The Company, then named Egidaco Investments Limited was incorporated in Cyprus on 31 December 1999; it is an investment vehicle for serial entrepreneur Mr Oleg Tinkov to explore business opportunities primarily in the Russian Federation.
When new investors later invested in the Company, its name and status was changed to PLC in November 2008, becoming ‘Egidaco Investments PLC’. With the growth and recognition of the Company’s business in Russia under the brand Tinkoff Credit Systems, the Company renamed itself in September 2013, adopting its current name ‘TCS Group Holding PLC’. The name “Tinkoff” is associated with Mr Tinkov’s well-known entrepreneurial activity that has launched a number of successful businesses and brands in Russia.
The Company has attracted well over USD 1 billion of foreign investment over its life for capital investment into Russia.
In 2013 the Company was admitted to listing on the Main Market of the London Stock Exchange. The volume of quoted shares is over 50%.
The Company’s business is managed by its Board of Directors; matters reserved to its competence under the Company’s constitution include strategic issues like the annual budget, changes to the Group’s capital structure and listed status, major capital projects, investments and contracts across the Group, launching or closing businesses, expansion into new geographic areas, dividends, risk management processes and insurance cover.
The current five-strong board of directors is comprised of three executive directors including the chairman and two independent non-executive directors. Their respective periods of service on the Board range from five up to ten years. The Board of Directors sets the Group’s strategic objectives, ensures that the necessary financial and human resources are in place for the Group to meet its objectives and reviews management’s performance. The role of the Board is to provide entrepreneurial leadership to the Group within a framework of prudent and effective controls which enable risk to be assessed and managed. The Board also sets the Group’s values and standards and ensures that its obligations towards shareholders and other stakeholders are understood and met.
The Company holds directly or indirectly:
100% of Tinkoff Bank, Tinkoff Insurance, LLC Phoenix, LLC Tinkoff Mobile, LLS TCS, LLC MFC T-Finans, and LLC Tinkoff Software Development Company;
a direct majority holding in CloudPayments, an innovative developer of online payments solutions; and
a direct minority holding in Kassir.ru, Russia’s leading online ticket selling agency.
The Company carries on a wide range of business activities, including management of its investments, evaluating business opportunities, the generation of interest income from financing its investments, placing deposits, trading in foreign currencies and the holding of bonds for trading purposes. The Company also runs a home call centre business in Cyprus as well as a software development centre there.
Although the Company has always operated as an independent business and has freedom and the powers to carry on a wide range of investments and activities of a commercial nature, the Company’s main activities are focused on the retail finance markets in Russia. The Company also carries from its Limassol offices at 25 Berengaria and Lophitis Business Centre I on a home call centre business in Cyprus as well as an expanding software development centre in Cyprus and has subsidiaries in Latvia and Kazakhstan.
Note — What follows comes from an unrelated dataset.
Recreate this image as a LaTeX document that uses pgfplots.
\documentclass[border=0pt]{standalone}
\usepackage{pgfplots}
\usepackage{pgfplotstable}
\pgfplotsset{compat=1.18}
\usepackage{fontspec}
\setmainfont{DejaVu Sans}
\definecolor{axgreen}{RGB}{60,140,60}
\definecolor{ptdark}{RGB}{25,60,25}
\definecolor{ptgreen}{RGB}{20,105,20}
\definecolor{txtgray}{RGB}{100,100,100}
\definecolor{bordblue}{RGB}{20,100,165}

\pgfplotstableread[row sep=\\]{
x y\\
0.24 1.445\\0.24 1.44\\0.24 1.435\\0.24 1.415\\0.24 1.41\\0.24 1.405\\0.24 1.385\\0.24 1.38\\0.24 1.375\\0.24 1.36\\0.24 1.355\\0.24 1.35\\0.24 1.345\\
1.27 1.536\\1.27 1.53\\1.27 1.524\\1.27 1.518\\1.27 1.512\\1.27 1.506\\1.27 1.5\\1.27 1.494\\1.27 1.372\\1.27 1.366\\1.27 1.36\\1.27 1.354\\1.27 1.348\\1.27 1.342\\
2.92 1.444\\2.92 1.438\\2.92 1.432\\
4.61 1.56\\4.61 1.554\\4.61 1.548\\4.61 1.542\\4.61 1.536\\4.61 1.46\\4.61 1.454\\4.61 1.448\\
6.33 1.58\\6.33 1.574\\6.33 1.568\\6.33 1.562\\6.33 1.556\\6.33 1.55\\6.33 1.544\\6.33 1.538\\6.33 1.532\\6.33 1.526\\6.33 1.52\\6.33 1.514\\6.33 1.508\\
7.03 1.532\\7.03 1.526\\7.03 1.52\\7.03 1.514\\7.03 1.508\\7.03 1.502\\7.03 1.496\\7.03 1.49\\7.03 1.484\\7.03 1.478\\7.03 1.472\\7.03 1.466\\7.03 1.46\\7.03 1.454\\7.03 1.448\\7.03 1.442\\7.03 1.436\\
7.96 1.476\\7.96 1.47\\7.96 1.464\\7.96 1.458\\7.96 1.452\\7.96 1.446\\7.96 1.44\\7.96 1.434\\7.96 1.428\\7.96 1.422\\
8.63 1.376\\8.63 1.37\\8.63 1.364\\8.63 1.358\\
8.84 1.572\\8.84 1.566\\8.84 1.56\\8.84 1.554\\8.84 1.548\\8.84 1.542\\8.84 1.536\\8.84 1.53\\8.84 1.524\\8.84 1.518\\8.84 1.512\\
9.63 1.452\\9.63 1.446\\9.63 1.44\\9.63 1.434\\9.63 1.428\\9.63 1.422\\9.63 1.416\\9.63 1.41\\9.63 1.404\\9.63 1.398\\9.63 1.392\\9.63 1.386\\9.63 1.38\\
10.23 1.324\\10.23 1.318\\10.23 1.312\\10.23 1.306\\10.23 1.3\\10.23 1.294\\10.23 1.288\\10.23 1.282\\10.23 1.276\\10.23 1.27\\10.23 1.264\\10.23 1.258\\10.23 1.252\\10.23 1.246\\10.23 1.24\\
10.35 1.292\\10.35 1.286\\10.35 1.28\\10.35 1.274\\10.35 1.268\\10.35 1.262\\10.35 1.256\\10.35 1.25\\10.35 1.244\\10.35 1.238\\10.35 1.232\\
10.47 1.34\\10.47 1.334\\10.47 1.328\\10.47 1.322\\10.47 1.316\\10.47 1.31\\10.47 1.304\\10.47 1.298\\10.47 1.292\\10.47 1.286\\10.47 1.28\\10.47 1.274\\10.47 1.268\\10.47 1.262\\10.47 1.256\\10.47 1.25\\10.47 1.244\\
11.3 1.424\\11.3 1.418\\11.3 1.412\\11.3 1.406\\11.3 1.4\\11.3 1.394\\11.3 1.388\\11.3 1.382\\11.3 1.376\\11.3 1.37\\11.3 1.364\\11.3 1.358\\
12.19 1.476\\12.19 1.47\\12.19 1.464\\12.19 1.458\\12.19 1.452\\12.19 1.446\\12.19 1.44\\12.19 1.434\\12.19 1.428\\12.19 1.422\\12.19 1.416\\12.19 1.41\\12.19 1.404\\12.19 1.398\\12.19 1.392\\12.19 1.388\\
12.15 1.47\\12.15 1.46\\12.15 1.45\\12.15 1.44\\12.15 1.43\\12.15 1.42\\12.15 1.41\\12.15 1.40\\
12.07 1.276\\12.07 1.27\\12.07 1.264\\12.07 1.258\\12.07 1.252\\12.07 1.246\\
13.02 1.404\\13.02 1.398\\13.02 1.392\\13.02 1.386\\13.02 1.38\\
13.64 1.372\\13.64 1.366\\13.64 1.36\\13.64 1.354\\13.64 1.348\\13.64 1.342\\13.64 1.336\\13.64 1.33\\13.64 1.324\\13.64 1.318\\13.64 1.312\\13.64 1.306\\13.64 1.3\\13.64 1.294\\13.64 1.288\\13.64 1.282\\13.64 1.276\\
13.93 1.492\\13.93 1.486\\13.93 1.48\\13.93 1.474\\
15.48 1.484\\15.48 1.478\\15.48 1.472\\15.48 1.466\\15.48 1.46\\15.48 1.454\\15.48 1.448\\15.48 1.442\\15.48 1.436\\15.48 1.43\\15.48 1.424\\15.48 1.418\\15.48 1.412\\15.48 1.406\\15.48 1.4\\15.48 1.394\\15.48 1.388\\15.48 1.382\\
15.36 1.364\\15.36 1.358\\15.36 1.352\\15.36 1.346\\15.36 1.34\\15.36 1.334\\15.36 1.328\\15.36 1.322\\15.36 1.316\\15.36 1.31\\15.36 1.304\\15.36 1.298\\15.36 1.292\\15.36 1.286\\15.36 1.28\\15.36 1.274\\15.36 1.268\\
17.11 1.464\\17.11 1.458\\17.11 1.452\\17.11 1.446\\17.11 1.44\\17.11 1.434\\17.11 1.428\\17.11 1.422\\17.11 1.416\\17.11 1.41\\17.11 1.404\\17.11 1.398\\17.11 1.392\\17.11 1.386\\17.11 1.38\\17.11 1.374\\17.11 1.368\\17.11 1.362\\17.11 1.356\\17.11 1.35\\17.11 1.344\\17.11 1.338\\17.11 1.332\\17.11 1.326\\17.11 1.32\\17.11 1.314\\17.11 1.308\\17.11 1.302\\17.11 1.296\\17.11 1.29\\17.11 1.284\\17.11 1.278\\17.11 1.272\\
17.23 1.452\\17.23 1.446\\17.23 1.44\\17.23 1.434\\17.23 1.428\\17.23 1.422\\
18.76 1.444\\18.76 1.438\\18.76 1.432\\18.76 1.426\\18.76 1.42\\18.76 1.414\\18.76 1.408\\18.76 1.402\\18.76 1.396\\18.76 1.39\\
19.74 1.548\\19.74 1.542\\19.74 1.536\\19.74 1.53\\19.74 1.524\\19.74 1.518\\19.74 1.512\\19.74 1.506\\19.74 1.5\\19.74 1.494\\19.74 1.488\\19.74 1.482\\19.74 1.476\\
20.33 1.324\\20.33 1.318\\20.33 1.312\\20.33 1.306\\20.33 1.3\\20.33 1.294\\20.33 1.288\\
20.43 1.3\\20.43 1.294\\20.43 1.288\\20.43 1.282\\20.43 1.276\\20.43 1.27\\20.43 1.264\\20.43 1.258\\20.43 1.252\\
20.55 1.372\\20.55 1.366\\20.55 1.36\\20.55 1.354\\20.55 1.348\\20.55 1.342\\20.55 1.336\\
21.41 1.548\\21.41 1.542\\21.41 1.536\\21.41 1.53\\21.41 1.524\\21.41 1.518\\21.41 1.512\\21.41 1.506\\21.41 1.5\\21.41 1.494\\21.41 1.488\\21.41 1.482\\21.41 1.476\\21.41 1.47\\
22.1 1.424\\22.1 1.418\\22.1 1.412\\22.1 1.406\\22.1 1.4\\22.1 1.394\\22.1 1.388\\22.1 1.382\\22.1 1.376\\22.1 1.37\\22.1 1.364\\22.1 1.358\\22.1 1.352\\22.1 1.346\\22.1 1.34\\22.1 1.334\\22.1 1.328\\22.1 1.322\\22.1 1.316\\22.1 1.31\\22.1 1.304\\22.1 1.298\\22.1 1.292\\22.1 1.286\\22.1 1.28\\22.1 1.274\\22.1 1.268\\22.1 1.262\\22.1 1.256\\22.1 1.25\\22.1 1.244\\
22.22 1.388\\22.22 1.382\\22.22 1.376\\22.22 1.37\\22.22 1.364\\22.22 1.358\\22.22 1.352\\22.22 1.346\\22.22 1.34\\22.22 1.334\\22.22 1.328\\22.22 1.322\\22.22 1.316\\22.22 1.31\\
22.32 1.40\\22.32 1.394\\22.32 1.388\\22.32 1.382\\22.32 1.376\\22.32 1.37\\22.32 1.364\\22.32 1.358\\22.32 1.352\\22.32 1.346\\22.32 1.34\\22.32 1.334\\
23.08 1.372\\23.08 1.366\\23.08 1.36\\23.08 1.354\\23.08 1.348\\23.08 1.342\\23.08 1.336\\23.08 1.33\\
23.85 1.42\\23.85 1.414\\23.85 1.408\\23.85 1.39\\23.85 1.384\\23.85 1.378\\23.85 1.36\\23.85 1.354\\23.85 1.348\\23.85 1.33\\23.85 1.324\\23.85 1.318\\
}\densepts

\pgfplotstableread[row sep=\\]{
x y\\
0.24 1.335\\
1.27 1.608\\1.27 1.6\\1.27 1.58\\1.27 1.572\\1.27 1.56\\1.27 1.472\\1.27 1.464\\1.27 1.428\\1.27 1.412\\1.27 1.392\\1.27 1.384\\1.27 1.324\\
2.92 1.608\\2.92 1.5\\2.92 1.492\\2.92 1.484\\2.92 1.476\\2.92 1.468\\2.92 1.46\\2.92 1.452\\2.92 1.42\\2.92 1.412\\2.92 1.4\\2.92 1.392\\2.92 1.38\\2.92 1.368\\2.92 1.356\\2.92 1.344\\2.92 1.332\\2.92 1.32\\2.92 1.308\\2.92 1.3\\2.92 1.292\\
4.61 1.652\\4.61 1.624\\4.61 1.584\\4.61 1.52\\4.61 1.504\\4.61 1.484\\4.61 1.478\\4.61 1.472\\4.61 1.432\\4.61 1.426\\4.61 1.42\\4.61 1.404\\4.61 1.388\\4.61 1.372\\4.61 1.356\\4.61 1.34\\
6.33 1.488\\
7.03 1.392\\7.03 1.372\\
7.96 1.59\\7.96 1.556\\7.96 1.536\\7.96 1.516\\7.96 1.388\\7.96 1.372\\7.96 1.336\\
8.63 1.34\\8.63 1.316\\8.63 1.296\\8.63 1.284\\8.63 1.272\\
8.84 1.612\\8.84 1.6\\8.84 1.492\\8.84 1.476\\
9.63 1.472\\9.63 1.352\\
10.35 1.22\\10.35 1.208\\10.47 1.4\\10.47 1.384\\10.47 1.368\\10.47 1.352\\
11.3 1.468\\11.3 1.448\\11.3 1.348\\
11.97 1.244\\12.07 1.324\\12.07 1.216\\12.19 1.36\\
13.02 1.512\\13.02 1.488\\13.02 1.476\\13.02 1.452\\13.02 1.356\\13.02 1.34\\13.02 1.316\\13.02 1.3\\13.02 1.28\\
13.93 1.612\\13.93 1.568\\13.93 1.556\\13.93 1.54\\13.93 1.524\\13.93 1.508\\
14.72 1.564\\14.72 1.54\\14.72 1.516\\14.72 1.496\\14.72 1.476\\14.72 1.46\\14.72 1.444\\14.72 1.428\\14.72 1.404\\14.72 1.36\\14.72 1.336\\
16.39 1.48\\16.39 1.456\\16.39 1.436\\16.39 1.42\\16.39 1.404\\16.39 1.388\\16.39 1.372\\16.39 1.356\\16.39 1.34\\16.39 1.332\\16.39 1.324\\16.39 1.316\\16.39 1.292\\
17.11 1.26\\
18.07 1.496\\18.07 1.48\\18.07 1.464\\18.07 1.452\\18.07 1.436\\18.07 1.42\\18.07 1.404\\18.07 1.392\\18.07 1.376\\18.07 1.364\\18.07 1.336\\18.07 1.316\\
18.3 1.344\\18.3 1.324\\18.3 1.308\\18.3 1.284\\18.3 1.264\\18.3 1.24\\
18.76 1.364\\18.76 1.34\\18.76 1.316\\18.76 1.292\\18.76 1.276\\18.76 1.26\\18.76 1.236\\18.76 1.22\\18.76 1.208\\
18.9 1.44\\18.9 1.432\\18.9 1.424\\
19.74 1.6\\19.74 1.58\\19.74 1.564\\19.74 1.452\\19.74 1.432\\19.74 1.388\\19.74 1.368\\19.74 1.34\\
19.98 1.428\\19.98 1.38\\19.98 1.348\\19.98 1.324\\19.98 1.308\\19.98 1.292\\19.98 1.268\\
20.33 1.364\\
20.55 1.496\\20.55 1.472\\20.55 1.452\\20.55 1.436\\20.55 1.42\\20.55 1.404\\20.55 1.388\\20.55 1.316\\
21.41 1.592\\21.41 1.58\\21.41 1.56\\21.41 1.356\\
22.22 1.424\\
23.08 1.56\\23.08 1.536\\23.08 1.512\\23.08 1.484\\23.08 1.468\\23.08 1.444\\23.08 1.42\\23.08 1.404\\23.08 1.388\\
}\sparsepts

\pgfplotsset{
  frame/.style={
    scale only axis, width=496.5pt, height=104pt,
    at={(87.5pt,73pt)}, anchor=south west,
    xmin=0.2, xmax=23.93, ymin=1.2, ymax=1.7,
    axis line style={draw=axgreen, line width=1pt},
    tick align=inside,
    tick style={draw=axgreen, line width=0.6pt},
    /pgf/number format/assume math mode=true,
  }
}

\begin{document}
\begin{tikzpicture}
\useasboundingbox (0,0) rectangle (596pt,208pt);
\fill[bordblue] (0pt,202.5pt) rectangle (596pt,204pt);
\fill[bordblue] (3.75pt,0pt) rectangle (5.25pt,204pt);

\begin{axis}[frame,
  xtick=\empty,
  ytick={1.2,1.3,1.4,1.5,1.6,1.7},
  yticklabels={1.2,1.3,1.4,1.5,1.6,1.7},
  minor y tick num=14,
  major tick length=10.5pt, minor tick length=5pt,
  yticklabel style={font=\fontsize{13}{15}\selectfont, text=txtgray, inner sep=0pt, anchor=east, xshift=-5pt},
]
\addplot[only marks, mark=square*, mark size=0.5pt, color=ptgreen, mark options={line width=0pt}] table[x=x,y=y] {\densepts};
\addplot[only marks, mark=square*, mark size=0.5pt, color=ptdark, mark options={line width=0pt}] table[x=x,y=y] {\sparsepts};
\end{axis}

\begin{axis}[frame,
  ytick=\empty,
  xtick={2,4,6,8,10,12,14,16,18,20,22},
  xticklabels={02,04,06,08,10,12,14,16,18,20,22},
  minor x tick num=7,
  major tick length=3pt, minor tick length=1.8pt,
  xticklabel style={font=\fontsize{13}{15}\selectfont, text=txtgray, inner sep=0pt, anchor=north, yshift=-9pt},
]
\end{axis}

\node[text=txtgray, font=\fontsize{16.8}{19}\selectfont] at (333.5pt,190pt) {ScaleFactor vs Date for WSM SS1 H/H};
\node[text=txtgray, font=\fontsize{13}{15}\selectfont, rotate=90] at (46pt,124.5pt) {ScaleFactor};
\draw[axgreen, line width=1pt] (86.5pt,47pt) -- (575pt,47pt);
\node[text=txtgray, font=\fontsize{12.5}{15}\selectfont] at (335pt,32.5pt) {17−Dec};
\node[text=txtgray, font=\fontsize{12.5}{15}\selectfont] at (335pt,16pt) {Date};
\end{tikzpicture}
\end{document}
While the investment climate in Russia and the legal framework for companies in Russia has evolved materially for the better in the nearly two decades since the Company started up, being a foreign company, a Cyprus company, has given the Company a number of benefits and advantages in comparison with being incorporated in the Russian Federation when engaging in business activities over the years. A great many of these relative benefits and advantages continue to this day. These include:
-more consistent and wider access to sources of credit through the short term funding market, bank financing as well in the longer term capital markets;
-a base in a jurisdiction with a fully exchangeable, convertible and transferable currency, as well as since 2008 part of the Eurozone;
-the benefits of freedom of movement for persons in the EU;
-since May 2004 incorporation in a member state of the EU and since 2007 the Company has adopted Cyprus as its Home State for EU regulatory, disclosure and transparency purposes;
-the ability to raise debt and equity capital in offshore financial markets in foreign currencies such as USD, Euro and SEK, and using the conventional English or US law governed documentation to give our investors the legal comfort they demand;
-the ability to have English, US or Swedish law govern the arrangements between the Company and its stakeholders (lenders, investors including shareholders agreements, and business partners);
-greater flexibility in the Company’s capital (equity) structure, including different classes of shares;
-the benefits of investor protection treaties with the Russian Federation;
-a base within a legal system that is more developed, more transparent and less exposed to frequent changes, all overseen by an independent judicial system with better mechanisms to enforce judgments;
-more options in obtaining insurance cover of all types;
-more protections afforded to intellectual property;
-easier to attract high quality independent directors.